At each opportunity provided by the clandestine service, senior bureaucrats and policymakers decided not to act. The 9/11 report documents the fact that the chances to capture or attack Bin Laden were passed by because there were worries that shrapnel might hit a mosque and offend Muslim opinion; that a United Arab Emirates prince meeting Bin Laden clandestinely in the Afghan desert might be killed; and that the CIA might be accused of assassination if Bin Laden was killed in an effort to capture him.

Of course, it is not my opinion but that of the American people that counts.

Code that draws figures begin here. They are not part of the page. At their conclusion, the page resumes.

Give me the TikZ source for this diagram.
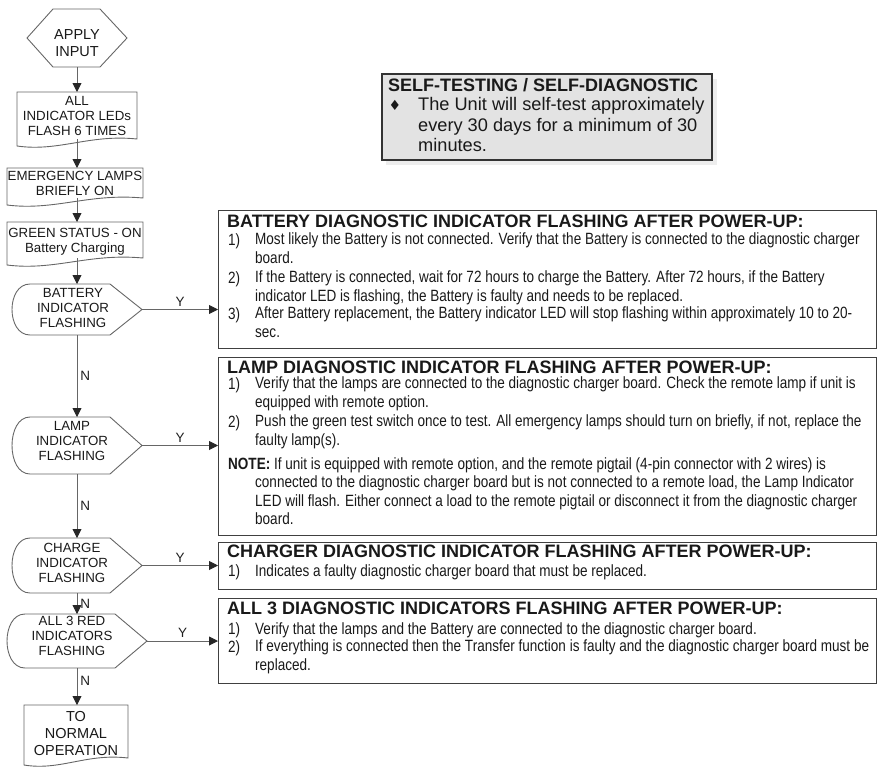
\documentclass[tikz,border=0pt]{standalone}
\usepackage{fontspec}
\setmainfont{Liberation Sans}
\newfontfamily\narrow[FakeStretch=0.83]{Liberation Sans}
\newfontfamily\dejavu{DejaVu Sans}
\usetikzlibrary{calc,arrows.meta}

\newcommand\docshape[1]{%
  \draw[flow] (#1.north west) -- (#1.north east) -- (#1.south east)
    .. controls ($(#1.south west)!0.6!(#1.south east)+(0,-5)$) and ($(#1.south west)!0.35!(#1.south east)+(0,13)$) ..
    ($(#1.south west)+(0,7)$) -- cycle;}
\newcommand\dispshape[1]{%
  \draw[flow] ($(#1.south west)+(18,0)$) .. controls ($(#1.south west)+(-6,0)$) and ($(#1.north west)+(-6,0)$) ..
    ($(#1.north west)+(18,0)$) -- ($(#1.north east)+(-32,0)$) -- (#1.east) -- ($(#1.south east)+(-32,0)$) -- cycle;}
\newcommand\hexshape[1]{%
  \draw[flow] (#1.west) -- ($(#1.north west)+(26,0)$) -- ($(#1.north east)+(-27,0)$) -- (#1.east)
    -- ($(#1.south east)+(-27,0)$) -- ($(#1.south west)+(26,0)$) -- cycle;}

\tikzset{
  flow/.style={draw=black!60, line width=0.9pt},
  arr/.style={flow, -{Triangle[width=9pt,length=9pt,color=black!85]}},
  shp/.style={inner sep=0, outer sep=0, draw=none},
  ftxt/.style={font=\fontsize{13.3}{15}\selectfont, align=center, inner sep=0, text=black!90},
  btxt/.style={font=\fontsize{14.5}{17}\selectfont, align=center, inner sep=0, text=black!90},
  lbl/.style={font=\fontsize{13.5}{15}\selectfont, inner sep=3pt, text=black!88},
  panel/.style={shp, draw=black!75, line width=1pt},
  ttl/.style={font=\bfseries\fontsize{18}{20}\selectfont, anchor=west, inner sep=0, text=black!90},
  itm/.style={font=\narrow\fontsize{16.3}{18.5}\selectfont, align=left, anchor=north west, inner sep=0, text=black!90, execute at begin node=\strut},
  stxt/.style={font=\fontsize{18.2}{20.5}\selectfont, align=left, anchor=north west, inner sep=0, text=black!90, execute at begin node=\strut},
}

\begin{document}
\begin{tikzpicture}[x=1pt,y=-1pt]
\useasboundingbox (0,0) rectangle (877,769);

% ---------- flowchart shapes ----------
\node[shp, minimum width=100pt, minimum height=58pt] (apply) at (77,38) {};
\node[shp, minimum width=120pt, minimum height=47pt] (b1) at (77,115.5) {};
\node[shp, minimum width=136pt, minimum height=30pt] (b2) at (75,183) {};
\node[shp, minimum width=136pt, minimum height=36pt] (b3) at (75,240) {};
\node[shp, minimum width=130pt, minimum height=51pt] (d1) at (77,309.5) {};
\node[shp, minimum width=130pt, minimum height=57pt] (d2) at (77,445.5) {};
\node[shp, minimum width=130pt, minimum height=55pt] (d3) at (77,565.5) {};
\node[shp, minimum width=140pt, minimum height=54pt] (d4) at (77,641) {};
\node[shp, minimum width=104pt, minimum height=53pt] (b4) at (76,731.5) {};

\hexshape{apply}
\docshape{b1}
\docshape{b2}
\docshape{b3}
\dispshape{d1}
\dispshape{d2}
\dispshape{d3}
\dispshape{d4}
\docshape{b4}

\node[btxt] (applyt) at (77,43.5) {APPLY\\INPUT};
\node[ftxt] (b1t) at (77,116) {ALL\\INDICATOR LEDs\\FLASH 6 TIMES};
\node[ftxt] (b2t) at (75,183.5) {EMERGENCY LAMPS\\BRIEFLY ON};
\node[ftxt] (b3t) at (75,241.5) {GREEN STATUS - ON\\Battery Charging};
\node[ftxt] (d1t) at (73,308) {BATTERY\\INDICATOR\\FLASHING};
\node[ftxt] (d2t) at (72,441) {LAMP\\INDICATOR\\FLASHING};
\node[ftxt] (d3t) at (72,563) {CHARGE\\INDICATOR\\FLASHING};
\node[ftxt] (d4t) at (72,636) {ALL 3 RED\\INDICATORS\\FLASHING};
\node[btxt] (b4t) at (76,733) {TO\\NORMAL\\OPERATION};

% ---------- right panels ----------
\fill[black!7] (386,79) rectangle (717,165);
\node[shp, draw=black!80, line width=1.4pt, fill=black!11, minimum width=330pt, minimum height=86pt] (sT) at (547,117) {};
\node[ttl] (sTt) at (388,85) {SELF-TESTING / SELF-DIAGNOSTIC};
\node[font=\dejavu\fontsize{14}{16}\selectfont, inner sep=0, text=black!90] (sTb) at (395,105) {♦};
\node[stxt] (sTx) at (418,97.3) {The Unit will self-test approximately\\every 30 days for a minimum of 30\\minutes.};

\node[panel, minimum width=658pt, minimum height=138pt] (bA) at (547,279) {};
\node[panel, minimum width=658pt, minimum height=178pt] (bB) at (547,446) {};
\node[panel, minimum width=658pt, minimum height=47pt] (bC) at (547,565.5) {};
\node[panel, minimum width=658pt, minimum height=85pt] (bD) at (547,640.5) {};

% box A
\node[ttl] (tA) at (227,221) {BATTERY DIAGNOSTIC INDICATOR FLASHING AFTER POWER-UP:};
\node[itm] (nA1) at (228,232.5) {1)};
\node[itm] (tA1) at (255,232.5) {Most likely the Battery is not connected. Verify that the Battery is connected to the diagnostic charger\\board.};
\node[itm] (nA2) at (228,270.5) {2)};
\node[itm] (tA2) at (255,270.5) {If the Battery is connected, wait for 72 hours to charge the Battery. After 72 hours, if the Battery\\indicator LED is flashing, the Battery is faulty and needs to be replaced.};
\node[itm] (nA3) at (228,306.5) {3)};
\node[itm] (tA3) at (255,306.5) {After Battery replacement, the Battery indicator LED will stop flashing within approximately 10 to 20-\\sec.};

% box B
\node[ttl] (tB) at (227,367) {LAMP DIAGNOSTIC INDICATOR FLASHING AFTER POWER-UP:};
\node[itm] (nB1) at (228,376.5) {1)};
\node[itm] (tB1) at (255,376.5) {Verify that the lamps are connected to the diagnostic charger board. Check the remote lamp if unit is\\equipped with remote option.};
\node[itm] (nB2) at (228,414.5) {2)};
\node[itm] (tB2) at (255,414.5) {Push the green test switch once to test. All emergency lamps should turn on briefly, if not, replace the\\faulty lamp(s).};
\node[itm] (nB3) at (228,456.5) {\textbf{NOTE:} If unit is equipped with remote option, and the remote pigtail (4-pin connector with 2 wires) is};
\node[itm] (tB3) at (255,475.5) {connected to the diagnostic charger board but is not connected to a remote load, the Lamp Indicator\\LED will flash. Either connect a load to the remote pigtail or disconnect it from the diagnostic charger\\board.};

% box C
\node[ttl] (tC) at (227,551) {CHARGER DIAGNOSTIC INDICATOR FLASHING AFTER POWER-UP:};
\node[itm] (nC1) at (228,563.5) {1)};
\node[itm] (tC1) at (255,563.5) {Indicates a faulty diagnostic charger board that must be replaced.};

% box D
\node[ttl] (tD) at (227,608) {ALL 3 DIAGNOSTIC INDICATORS FLASHING AFTER POWER-UP:};
\node[itm] (nD1) at (228,621.5) {1)};
\node[itm] (tD1) at (255,621.5) {Verify that the lamps and the Battery are connected to the diagnostic charger board.};
\node[itm] (nD2) at (228,639.5) {2)};
\node[itm] (tD2) at (255,639.5) {If everything is connected then the Transfer function is faulty and the diagnostic charger board must be\\replaced.};

% ---------- connectors ----------
\draw[arr] (apply.south) -- (b1.north);
\draw[arr] (b1.south) -- (b1.south |- b2.north);
\draw[arr] (b1.south |- b2.south) -- (b1.south |- b3.north);
\draw[arr] (b1.south |- b3.south) -- (d1.north);
\draw[arr] (d1.south) -- node[lbl, right] (n1) {N} (d2.north);
\draw[arr] (d2.south) -- node[lbl, right] (n2) {N} (d3.north);
\draw[arr] (d3.south) -- node[lbl, right] (n3) {N} (d4.north);
\draw[arr] (d4.south) -- node[lbl, right, pos=0.35] (n4) {N} (d4.south |- b4.north);
\draw[arr] (d1.east) -- node[lbl, above] (y1) {Y} (d1.east -| bA.west);
\draw[arr] (d2.east) -- node[lbl, above] (y2) {Y} (d2.east -| bB.west);
\draw[arr] (d3.east) -- node[lbl, above] (y3) {Y} (d3.east -| bC.west);
\draw[arr] (d4.east) -- node[lbl, above] (y4) {Y} (d4.east -| bD.west);
\end{tikzpicture}
\end{document}
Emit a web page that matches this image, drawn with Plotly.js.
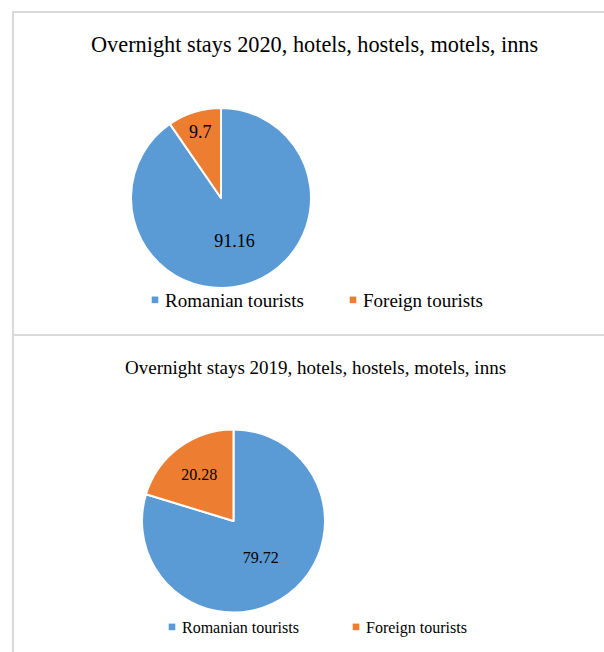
<!DOCTYPE html>
<html>
<head>
<meta charset="utf-8">
<script src="https://cdn.plot.ly/plotly-3.0.1.min.js"></script>
<style>
html,body{margin:0;padding:0;background:#fff;}
#wrap{position:relative;width:604px;height:652px;overflow:hidden;}
#top{position:absolute;left:0;top:0;width:604px;height:335px;}
#bottom{position:absolute;left:0;top:334px;width:604px;height:318px;}
</style>
</head>
<body>
<div id="wrap"><div id="top"></div><div id="bottom"></div></div>
<script>
// ---- data ----
const categories = ["Romanian tourists", "Foreign tourists"];
const values2020 = [91.16, 9.7];
const values2019 = [79.72, 20.28];
const title2020 = "Overnight stays 2020, hotels, hostels, motels, inns";
const title2019 = "Overnight stays 2019, hotels, hostels, motels, inns";

const colors = ["#5B9BD5", "#ED7D31"];
const serif = "'Liberation Serif', 'Times New Roman', serif";
const borderColor = "#d9d9d9";
const W = 604;

function shrinkLegendSymbols(gd) {
  gd.querySelectorAll("path.legendpie").forEach(p => {
    p.style.transform = "";
    p.setAttribute("transform", "translate(30,0) scale(0.55)");
    p.style.strokeWidth = "0px";
  });
}

function makeChart(divId, H, offY, opts) {
  const px = v => v / W;
  const py = v => 1 - (v - offY) / H;
  const trace = {
    type: "pie", labels: categories, values: opts.values, sort: false,
    direction: "clockwise", rotation: 0,
    marker: {colors: colors, line: {color: "#ffffff", width: 2}},
    textinfo: "value", textposition: "inside", insidetextorientation: "horizontal",
    texttemplate: "%{value}",
    textfont: {family: serif, size: opts.labelSize, color: "#000000"},
    domain: {x: [px(opts.pie[0]), px(opts.pie[1])], y: [py(opts.pie[3]), py(opts.pie[2])]},
    hoverinfo: "label+value"
  };
  const shapes = [
    {type: "line", xref: "paper", yref: "paper", x0: px(13), x1: px(13),
     y0: py(opts.borderTop), y1: py(offY + H), line: {color: borderColor, width: 2}},
    {type: "line", xref: "paper", yref: "paper", x0: px(12), x1: px(604),
     y0: py(opts.borderTop), y1: py(opts.borderTop), line: {color: borderColor, width: 2}}
  ];
  const layout = {
    width: W, height: H,
    margin: {l: 0, r: 0, t: 0, b: 0},
    paper_bgcolor: "#ffffff",
    font: {family: serif, color: "#000000"},
    showlegend: true,
    legend: {
      orientation: "h", x: px(opts.legX), xanchor: "left", y: py(opts.legY), yanchor: "middle",
      font: {family: serif, size: opts.legSize, color: "#000000"},
      entrywidth: opts.entryW, entrywidthmode: "pixels", itemwidth: 30,
      bgcolor: "rgba(0,0,0,0)"
    },
    annotations: [
      {text: opts.title, xref: "paper", yref: "paper", x: px(opts.titleX), y: py(opts.titleY),
       xanchor: "center", yanchor: "middle", showarrow: false,
       font: {family: serif, size: opts.titleSize, color: "#000000"}}
    ],
    shapes: shapes
  };
  Plotly.newPlot(divId, [trace], layout, {displayModeBar: false, staticPlot: true})
    .then(gd => shrinkLegendSymbols(gd));
}

makeChart("top", 335, 0, {
  values: values2020, labelSize: 18, pie: [131, 311, 108, 288],
  legX: 125, legY: 300, legSize: 19, entryW: 153,
  title: title2020, titleX: 314, titleY: 45, titleSize: 22.3, borderTop: 12
});
makeChart("bottom", 318, 334, {
  values: values2019, labelSize: 16, pie: [142, 325, 429, 613],
  legX: 142, legY: 627, legSize: 16, entryW: 139,
  title: title2019, titleX: 315, titleY: 368, titleSize: 19, borderTop: 335
});
</script>
</body>
</html>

Perhaps a starting point is for Americans to ask why no member of Congress' Graham-Goss investigation or the Kean-Hamilton commissioners ever directly asked Clarke, former national security advisor Samuel R. "Sandy" Berger, CIA Director George J. Tenet, former FBI Director Louis J. Freeh, former Secretary of State William S. Cohen or any of the rest of the witnesses why they never erred on the side of protecting Americans; why international opinion was ultimately more important than the Americans who leaped from the World Trade Center; and why the intelligence was "good enough" to save the life of an Arab prince dining with bin Laden, but not "good enough" to cause the government to act on behalf of Americans.

At day's end, it may be worth pausing the intelligence reform process long enough to determine what role personal failure, bureaucratic warfare – which the Department of Defense continues waging today – and a lack of moral courage played in getting the United States to 9/11. Lacking this accounting, the debate over intelligence reform will, I believe, simply lock into place a bureaucratic mind-set that believes intelligence is never "good enough" to take a risk to protect the lives of Americans.